Written instruction. Within the records that follow, restate exactly the lines from the line with "Clone this chart in seaborn and matplotlib." down to the line with "import pandas as pd", including both. Omit the pictures.

(Source code of charts)
--- Start ---

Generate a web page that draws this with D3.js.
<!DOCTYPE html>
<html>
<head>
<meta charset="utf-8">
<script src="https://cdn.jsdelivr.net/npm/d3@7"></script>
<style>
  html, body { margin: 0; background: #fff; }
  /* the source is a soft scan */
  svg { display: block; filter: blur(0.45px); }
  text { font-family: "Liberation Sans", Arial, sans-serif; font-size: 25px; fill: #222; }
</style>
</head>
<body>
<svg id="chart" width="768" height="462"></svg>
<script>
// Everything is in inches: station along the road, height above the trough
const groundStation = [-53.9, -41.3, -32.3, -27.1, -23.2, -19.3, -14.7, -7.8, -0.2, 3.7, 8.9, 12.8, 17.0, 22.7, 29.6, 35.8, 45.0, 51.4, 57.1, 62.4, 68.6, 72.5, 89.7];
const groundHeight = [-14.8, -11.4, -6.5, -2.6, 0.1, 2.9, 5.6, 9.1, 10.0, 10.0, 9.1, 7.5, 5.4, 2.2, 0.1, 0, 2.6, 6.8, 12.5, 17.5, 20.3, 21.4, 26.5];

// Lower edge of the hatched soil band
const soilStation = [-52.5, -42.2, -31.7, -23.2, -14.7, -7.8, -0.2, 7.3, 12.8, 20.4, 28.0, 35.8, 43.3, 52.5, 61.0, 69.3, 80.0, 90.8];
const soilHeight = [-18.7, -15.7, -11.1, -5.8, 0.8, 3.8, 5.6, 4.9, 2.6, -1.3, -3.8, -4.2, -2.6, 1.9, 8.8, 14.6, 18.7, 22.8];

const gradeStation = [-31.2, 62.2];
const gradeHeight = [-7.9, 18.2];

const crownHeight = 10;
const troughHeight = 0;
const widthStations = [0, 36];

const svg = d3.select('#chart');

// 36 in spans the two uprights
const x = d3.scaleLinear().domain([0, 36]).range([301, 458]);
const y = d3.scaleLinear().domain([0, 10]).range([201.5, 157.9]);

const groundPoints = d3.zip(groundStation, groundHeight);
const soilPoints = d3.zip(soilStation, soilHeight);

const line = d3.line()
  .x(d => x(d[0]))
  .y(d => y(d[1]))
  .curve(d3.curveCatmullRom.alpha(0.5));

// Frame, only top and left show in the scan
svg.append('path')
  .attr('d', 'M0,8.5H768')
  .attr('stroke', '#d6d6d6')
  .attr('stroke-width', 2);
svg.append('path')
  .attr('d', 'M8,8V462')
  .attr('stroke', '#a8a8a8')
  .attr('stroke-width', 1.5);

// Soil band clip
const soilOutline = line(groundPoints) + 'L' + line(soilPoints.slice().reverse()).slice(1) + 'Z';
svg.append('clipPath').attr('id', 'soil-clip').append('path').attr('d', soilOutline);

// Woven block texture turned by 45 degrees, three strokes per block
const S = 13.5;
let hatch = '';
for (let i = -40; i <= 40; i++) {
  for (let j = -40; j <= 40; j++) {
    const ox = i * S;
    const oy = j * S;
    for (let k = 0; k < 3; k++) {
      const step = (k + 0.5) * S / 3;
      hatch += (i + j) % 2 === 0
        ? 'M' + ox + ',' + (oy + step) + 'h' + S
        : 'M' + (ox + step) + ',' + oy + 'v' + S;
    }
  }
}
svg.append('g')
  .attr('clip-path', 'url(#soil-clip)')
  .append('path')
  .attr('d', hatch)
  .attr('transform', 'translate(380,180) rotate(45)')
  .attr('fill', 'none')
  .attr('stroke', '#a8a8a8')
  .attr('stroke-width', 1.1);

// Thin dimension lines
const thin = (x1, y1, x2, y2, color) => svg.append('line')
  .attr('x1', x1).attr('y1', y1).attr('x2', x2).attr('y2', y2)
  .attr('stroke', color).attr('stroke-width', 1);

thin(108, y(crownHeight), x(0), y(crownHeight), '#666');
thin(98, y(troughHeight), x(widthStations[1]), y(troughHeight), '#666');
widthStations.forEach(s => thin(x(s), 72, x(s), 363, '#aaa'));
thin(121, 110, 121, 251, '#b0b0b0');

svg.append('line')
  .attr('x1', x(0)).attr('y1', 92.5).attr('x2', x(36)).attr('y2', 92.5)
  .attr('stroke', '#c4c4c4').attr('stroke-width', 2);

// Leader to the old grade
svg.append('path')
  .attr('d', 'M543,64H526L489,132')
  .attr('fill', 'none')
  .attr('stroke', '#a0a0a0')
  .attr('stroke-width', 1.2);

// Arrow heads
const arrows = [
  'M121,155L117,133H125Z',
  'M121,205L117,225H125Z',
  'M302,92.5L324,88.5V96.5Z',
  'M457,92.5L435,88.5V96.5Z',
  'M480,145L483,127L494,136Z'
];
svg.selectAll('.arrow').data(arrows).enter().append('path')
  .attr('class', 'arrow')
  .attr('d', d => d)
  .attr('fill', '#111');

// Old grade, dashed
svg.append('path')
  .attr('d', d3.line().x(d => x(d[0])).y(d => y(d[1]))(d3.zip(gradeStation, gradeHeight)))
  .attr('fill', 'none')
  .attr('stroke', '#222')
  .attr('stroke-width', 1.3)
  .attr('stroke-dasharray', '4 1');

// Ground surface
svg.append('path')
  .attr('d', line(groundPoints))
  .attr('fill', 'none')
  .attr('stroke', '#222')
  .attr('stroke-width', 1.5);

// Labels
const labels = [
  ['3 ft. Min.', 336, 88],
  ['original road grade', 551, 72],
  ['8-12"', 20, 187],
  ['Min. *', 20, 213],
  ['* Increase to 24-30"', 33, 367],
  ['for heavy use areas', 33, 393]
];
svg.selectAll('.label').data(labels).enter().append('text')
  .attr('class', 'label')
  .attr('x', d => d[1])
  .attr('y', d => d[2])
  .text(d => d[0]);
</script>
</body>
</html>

--- End ---
--- Start ---

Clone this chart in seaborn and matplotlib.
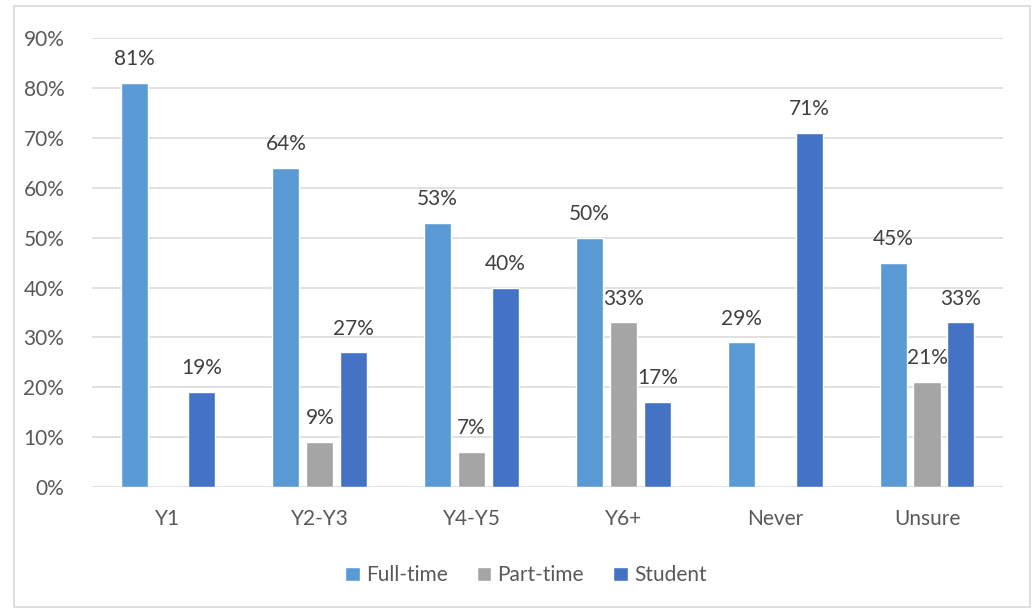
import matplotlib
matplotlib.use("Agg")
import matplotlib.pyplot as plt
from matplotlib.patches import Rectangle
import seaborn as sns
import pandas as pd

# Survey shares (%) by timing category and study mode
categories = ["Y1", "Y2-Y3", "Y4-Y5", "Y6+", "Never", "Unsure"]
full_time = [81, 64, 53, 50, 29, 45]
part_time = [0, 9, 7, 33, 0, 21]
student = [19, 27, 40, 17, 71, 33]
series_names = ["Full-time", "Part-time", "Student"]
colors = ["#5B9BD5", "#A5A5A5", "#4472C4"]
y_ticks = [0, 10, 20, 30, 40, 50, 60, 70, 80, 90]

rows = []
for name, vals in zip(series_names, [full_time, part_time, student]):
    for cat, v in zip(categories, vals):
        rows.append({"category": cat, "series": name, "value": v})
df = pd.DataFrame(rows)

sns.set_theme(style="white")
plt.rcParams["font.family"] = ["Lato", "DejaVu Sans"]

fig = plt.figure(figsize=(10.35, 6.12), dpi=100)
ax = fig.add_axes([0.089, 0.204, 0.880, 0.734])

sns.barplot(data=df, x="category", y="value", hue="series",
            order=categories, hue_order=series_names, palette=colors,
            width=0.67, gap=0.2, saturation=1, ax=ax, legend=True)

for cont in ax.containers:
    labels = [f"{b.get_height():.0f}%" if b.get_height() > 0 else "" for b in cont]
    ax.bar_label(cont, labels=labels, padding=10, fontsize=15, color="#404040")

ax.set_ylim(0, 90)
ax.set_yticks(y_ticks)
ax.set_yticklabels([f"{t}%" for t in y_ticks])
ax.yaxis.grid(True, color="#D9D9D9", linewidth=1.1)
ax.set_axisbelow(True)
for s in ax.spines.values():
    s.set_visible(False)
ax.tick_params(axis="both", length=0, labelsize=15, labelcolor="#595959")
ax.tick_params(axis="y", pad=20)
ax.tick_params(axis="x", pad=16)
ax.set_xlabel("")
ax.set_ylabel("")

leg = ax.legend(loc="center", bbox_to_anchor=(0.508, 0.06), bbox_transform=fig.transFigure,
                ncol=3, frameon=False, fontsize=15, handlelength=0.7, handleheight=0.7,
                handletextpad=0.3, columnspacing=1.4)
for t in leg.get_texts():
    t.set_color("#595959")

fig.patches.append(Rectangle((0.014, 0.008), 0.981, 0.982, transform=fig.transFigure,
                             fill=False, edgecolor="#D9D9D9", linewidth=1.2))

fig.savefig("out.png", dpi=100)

--- End ---

Reply.
Clone this chart in seaborn and matplotlib.
import matplotlib
matplotlib.use("Agg")
import matplotlib.pyplot as plt
from matplotlib.patches import Rectangle
import seaborn as sns
import pandas as pd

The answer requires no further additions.